======== ENTRIES

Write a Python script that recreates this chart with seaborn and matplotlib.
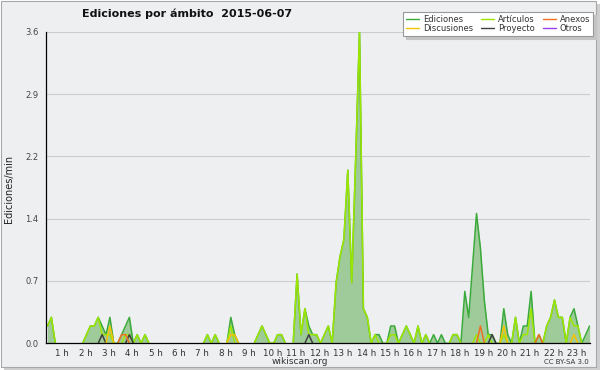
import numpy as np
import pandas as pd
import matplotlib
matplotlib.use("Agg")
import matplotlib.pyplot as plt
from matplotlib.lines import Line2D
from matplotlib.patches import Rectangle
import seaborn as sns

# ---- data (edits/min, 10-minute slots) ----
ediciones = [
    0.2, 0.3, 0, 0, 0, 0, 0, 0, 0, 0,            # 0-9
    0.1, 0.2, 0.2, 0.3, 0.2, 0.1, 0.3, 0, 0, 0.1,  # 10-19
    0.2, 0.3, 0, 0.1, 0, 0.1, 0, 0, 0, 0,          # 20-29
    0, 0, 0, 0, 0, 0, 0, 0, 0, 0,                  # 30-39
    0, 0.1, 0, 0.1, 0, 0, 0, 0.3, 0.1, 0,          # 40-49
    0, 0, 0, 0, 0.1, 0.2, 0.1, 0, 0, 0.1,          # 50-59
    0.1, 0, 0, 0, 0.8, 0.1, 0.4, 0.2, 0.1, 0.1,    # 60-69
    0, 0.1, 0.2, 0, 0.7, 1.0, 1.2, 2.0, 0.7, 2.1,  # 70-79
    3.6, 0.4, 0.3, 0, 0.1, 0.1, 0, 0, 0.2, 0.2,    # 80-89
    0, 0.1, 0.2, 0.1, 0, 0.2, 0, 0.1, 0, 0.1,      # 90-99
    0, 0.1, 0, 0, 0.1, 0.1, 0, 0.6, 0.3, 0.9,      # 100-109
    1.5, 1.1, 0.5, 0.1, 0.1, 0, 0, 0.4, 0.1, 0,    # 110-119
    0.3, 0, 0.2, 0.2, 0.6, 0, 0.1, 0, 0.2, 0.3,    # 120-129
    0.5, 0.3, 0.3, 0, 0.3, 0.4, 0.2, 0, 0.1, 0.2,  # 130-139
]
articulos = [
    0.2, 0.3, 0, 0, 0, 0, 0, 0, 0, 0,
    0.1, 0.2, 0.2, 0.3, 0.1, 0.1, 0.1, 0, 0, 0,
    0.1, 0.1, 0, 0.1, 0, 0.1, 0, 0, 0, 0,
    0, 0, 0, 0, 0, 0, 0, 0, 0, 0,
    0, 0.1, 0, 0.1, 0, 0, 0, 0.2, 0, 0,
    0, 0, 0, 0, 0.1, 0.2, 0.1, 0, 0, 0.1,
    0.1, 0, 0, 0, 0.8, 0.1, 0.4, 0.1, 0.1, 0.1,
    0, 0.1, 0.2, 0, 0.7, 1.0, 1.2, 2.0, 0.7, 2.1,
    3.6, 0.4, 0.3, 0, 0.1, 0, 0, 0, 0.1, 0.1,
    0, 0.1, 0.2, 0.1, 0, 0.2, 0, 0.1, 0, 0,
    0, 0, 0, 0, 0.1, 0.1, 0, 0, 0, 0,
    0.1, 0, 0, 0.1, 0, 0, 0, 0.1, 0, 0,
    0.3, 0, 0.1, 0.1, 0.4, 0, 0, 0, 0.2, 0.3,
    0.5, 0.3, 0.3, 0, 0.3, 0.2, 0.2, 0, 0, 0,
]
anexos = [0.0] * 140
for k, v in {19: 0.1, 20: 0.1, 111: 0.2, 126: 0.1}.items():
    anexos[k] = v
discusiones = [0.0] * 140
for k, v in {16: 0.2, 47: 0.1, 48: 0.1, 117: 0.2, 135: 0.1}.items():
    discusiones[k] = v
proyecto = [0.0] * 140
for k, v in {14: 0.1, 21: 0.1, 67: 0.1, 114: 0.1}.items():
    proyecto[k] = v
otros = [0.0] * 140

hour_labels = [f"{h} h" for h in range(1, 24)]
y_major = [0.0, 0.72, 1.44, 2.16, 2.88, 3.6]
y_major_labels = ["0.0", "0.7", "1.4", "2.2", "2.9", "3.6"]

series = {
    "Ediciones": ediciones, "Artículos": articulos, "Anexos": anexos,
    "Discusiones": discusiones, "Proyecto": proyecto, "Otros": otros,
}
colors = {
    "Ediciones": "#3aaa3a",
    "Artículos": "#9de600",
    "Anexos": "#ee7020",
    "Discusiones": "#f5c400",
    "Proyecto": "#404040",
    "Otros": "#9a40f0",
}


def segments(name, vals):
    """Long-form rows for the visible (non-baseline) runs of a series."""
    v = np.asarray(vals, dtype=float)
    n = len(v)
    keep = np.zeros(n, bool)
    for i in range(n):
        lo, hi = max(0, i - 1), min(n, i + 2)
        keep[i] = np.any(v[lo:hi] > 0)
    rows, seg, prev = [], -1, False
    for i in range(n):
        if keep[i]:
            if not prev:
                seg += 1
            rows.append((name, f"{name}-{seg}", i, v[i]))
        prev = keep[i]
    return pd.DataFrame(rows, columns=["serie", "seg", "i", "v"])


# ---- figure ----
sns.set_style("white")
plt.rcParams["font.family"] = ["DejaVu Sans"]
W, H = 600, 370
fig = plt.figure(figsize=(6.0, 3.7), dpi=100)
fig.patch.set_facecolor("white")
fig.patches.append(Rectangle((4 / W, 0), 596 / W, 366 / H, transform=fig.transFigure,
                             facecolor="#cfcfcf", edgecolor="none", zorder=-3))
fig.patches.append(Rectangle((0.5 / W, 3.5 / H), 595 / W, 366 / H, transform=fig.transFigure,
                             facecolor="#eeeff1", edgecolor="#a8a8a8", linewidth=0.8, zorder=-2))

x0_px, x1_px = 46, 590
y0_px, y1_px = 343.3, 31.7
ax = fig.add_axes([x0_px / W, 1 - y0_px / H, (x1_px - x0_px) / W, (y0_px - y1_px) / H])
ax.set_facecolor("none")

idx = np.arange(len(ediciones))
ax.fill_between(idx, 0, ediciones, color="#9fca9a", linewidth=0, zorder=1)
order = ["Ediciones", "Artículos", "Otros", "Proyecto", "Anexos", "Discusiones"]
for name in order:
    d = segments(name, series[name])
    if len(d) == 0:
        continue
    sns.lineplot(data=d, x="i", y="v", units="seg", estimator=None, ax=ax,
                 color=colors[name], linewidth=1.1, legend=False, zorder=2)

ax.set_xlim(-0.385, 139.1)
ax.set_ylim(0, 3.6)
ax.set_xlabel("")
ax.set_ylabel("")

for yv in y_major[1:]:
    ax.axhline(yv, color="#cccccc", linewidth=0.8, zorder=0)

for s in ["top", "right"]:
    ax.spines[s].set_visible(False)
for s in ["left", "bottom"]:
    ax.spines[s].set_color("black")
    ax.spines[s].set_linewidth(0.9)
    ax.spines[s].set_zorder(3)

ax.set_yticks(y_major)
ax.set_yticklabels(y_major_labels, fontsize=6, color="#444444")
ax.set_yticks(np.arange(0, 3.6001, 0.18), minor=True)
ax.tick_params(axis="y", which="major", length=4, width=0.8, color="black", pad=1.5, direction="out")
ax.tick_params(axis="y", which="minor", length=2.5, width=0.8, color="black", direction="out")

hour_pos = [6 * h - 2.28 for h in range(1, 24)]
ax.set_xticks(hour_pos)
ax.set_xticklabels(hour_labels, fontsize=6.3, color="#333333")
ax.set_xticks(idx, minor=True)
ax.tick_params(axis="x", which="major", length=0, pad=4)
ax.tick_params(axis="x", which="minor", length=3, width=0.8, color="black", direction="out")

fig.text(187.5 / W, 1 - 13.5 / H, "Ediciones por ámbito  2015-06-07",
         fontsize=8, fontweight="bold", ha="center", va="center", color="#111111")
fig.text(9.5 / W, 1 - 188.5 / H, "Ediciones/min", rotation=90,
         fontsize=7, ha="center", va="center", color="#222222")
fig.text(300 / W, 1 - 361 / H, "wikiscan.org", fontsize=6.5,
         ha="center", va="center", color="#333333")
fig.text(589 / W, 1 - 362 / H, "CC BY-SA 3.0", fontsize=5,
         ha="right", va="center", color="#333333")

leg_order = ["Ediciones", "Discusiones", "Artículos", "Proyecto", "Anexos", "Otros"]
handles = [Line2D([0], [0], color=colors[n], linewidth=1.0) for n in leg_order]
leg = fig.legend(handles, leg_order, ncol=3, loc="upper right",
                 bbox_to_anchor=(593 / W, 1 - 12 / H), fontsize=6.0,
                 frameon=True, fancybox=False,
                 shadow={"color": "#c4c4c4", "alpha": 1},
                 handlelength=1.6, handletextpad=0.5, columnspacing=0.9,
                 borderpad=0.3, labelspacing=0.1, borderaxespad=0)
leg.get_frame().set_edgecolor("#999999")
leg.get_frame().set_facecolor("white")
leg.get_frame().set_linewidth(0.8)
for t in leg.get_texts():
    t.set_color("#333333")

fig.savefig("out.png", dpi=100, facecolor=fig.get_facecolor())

================
======== ENTRIES

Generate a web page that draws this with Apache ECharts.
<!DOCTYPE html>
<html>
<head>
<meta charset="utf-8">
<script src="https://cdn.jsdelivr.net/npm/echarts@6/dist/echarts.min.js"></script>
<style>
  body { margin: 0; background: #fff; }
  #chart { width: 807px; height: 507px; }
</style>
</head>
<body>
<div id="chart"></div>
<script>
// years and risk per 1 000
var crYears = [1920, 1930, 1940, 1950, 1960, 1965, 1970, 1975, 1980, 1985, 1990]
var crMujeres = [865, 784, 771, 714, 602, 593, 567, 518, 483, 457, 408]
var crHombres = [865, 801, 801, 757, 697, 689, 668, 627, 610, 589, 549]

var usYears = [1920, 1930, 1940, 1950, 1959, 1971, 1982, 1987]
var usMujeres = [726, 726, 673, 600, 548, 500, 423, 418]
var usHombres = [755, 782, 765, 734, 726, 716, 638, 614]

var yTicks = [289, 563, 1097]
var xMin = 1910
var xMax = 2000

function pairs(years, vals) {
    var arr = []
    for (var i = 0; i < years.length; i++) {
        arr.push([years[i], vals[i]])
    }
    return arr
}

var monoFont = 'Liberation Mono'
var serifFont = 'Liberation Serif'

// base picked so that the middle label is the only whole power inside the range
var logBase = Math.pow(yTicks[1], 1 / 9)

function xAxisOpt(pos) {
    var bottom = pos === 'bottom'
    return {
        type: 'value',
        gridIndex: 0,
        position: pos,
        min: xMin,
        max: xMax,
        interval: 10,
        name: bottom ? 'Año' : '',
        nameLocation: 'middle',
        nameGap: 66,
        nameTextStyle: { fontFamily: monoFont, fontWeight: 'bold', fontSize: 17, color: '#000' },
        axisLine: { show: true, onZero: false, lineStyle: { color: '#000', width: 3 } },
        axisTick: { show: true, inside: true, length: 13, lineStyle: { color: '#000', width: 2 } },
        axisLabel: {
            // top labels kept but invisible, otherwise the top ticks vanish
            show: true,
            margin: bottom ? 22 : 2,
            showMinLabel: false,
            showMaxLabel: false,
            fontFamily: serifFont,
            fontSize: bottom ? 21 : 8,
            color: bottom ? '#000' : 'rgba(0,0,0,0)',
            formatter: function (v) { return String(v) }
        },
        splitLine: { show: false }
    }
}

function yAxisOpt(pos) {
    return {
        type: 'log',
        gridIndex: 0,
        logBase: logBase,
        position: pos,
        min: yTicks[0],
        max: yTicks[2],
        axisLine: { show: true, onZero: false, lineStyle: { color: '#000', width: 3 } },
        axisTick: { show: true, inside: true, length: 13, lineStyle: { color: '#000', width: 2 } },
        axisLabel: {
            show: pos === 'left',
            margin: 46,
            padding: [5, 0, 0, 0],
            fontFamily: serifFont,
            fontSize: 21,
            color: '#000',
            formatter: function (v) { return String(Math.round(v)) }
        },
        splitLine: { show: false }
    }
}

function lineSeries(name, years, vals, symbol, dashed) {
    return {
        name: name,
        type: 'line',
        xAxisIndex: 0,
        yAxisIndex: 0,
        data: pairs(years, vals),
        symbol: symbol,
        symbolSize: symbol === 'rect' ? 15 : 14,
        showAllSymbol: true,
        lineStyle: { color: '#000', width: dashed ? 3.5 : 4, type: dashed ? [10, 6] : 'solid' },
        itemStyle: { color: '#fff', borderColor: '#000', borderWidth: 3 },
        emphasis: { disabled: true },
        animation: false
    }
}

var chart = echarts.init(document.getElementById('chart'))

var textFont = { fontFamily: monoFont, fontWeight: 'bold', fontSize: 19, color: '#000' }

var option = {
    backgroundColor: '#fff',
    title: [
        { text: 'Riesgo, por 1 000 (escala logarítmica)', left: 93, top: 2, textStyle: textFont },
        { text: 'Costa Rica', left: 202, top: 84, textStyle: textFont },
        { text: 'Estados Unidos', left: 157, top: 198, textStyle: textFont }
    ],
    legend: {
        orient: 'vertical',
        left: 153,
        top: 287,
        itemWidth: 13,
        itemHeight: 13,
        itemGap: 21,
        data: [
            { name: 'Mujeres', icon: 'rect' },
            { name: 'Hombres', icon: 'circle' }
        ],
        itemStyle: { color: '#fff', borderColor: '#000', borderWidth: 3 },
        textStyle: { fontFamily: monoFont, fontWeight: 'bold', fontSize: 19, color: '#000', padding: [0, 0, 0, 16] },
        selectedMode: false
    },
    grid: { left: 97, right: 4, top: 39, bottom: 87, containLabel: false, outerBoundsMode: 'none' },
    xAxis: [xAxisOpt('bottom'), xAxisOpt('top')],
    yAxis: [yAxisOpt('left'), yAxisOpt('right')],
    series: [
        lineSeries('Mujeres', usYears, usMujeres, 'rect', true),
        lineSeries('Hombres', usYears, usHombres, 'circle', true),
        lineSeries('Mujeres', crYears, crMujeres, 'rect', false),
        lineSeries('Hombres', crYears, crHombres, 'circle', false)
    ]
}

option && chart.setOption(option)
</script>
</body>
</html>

================

Copy exactly the part of the material above that opens with the line containing "Write a Python" and closes with the line containing "otros = [0.0] * 140", ends included. Drop the images.

EXERCISE ANSWER >>
Write a Python script that recreates this chart with seaborn and matplotlib.
import numpy as np
import pandas as pd
import matplotlib
matplotlib.use("Agg")
import matplotlib.pyplot as plt
from matplotlib.lines import Line2D
from matplotlib.patches import Rectangle
import seaborn as sns

# ---- data (edits/min, 10-minute slots) ----
ediciones = [
    0.2, 0.3, 0, 0, 0, 0, 0, 0, 0, 0,            # 0-9
    0.1, 0.2, 0.2, 0.3, 0.2, 0.1, 0.3, 0, 0, 0.1,  # 10-19
    0.2, 0.3, 0, 0.1, 0, 0.1, 0, 0, 0, 0,          # 20-29
    0, 0, 0, 0, 0, 0, 0, 0, 0, 0,                  # 30-39
    0, 0.1, 0, 0.1, 0, 0, 0, 0.3, 0.1, 0,          # 40-49
    0, 0, 0, 0, 0.1, 0.2, 0.1, 0, 0, 0.1,          # 50-59
    0.1, 0, 0, 0, 0.8, 0.1, 0.4, 0.2, 0.1, 0.1,    # 60-69
    0, 0.1, 0.2, 0, 0.7, 1.0, 1.2, 2.0, 0.7, 2.1,  # 70-79
    3.6, 0.4, 0.3, 0, 0.1, 0.1, 0, 0, 0.2, 0.2,    # 80-89
    0, 0.1, 0.2, 0.1, 0, 0.2, 0, 0.1, 0, 0.1,      # 90-99
    0, 0.1, 0, 0, 0.1, 0.1, 0, 0.6, 0.3, 0.9,      # 100-109
    1.5, 1.1, 0.5, 0.1, 0.1, 0, 0, 0.4, 0.1, 0,    # 110-119
    0.3, 0, 0.2, 0.2, 0.6, 0, 0.1, 0, 0.2, 0.3,    # 120-129
    0.5, 0.3, 0.3, 0, 0.3, 0.4, 0.2, 0, 0.1, 0.2,  # 130-139
]
articulos = [
    0.2, 0.3, 0, 0, 0, 0, 0, 0, 0, 0,
    0.1, 0.2, 0.2, 0.3, 0.1, 0.1, 0.1, 0, 0, 0,
    0.1, 0.1, 0, 0.1, 0, 0.1, 0, 0, 0, 0,
    0, 0, 0, 0, 0, 0, 0, 0, 0, 0,
    0, 0.1, 0, 0.1, 0, 0, 0, 0.2, 0, 0,
    0, 0, 0, 0, 0.1, 0.2, 0.1, 0, 0, 0.1,
    0.1, 0, 0, 0, 0.8, 0.1, 0.4, 0.1, 0.1, 0.1,
    0, 0.1, 0.2, 0, 0.7, 1.0, 1.2, 2.0, 0.7, 2.1,
    3.6, 0.4, 0.3, 0, 0.1, 0, 0, 0, 0.1, 0.1,
    0, 0.1, 0.2, 0.1, 0, 0.2, 0, 0.1, 0, 0,
    0, 0, 0, 0, 0.1, 0.1, 0, 0, 0, 0,
    0.1, 0, 0, 0.1, 0, 0, 0, 0.1, 0, 0,
    0.3, 0, 0.1, 0.1, 0.4, 0, 0, 0, 0.2, 0.3,
    0.5, 0.3, 0.3, 0, 0.3, 0.2, 0.2, 0, 0, 0,
]
anexos = [0.0] * 140
for k, v in {19: 0.1, 20: 0.1, 111: 0.2, 126: 0.1}.items():
    anexos[k] = v
discusiones = [0.0] * 140
for k, v in {16: 0.2, 47: 0.1, 48: 0.1, 117: 0.2, 135: 0.1}.items():
    discusiones[k] = v
proyecto = [0.0] * 140
for k, v in {14: 0.1, 21: 0.1, 67: 0.1, 114: 0.1}.items():
    proyecto[k] = v
otros = [0.0] * 140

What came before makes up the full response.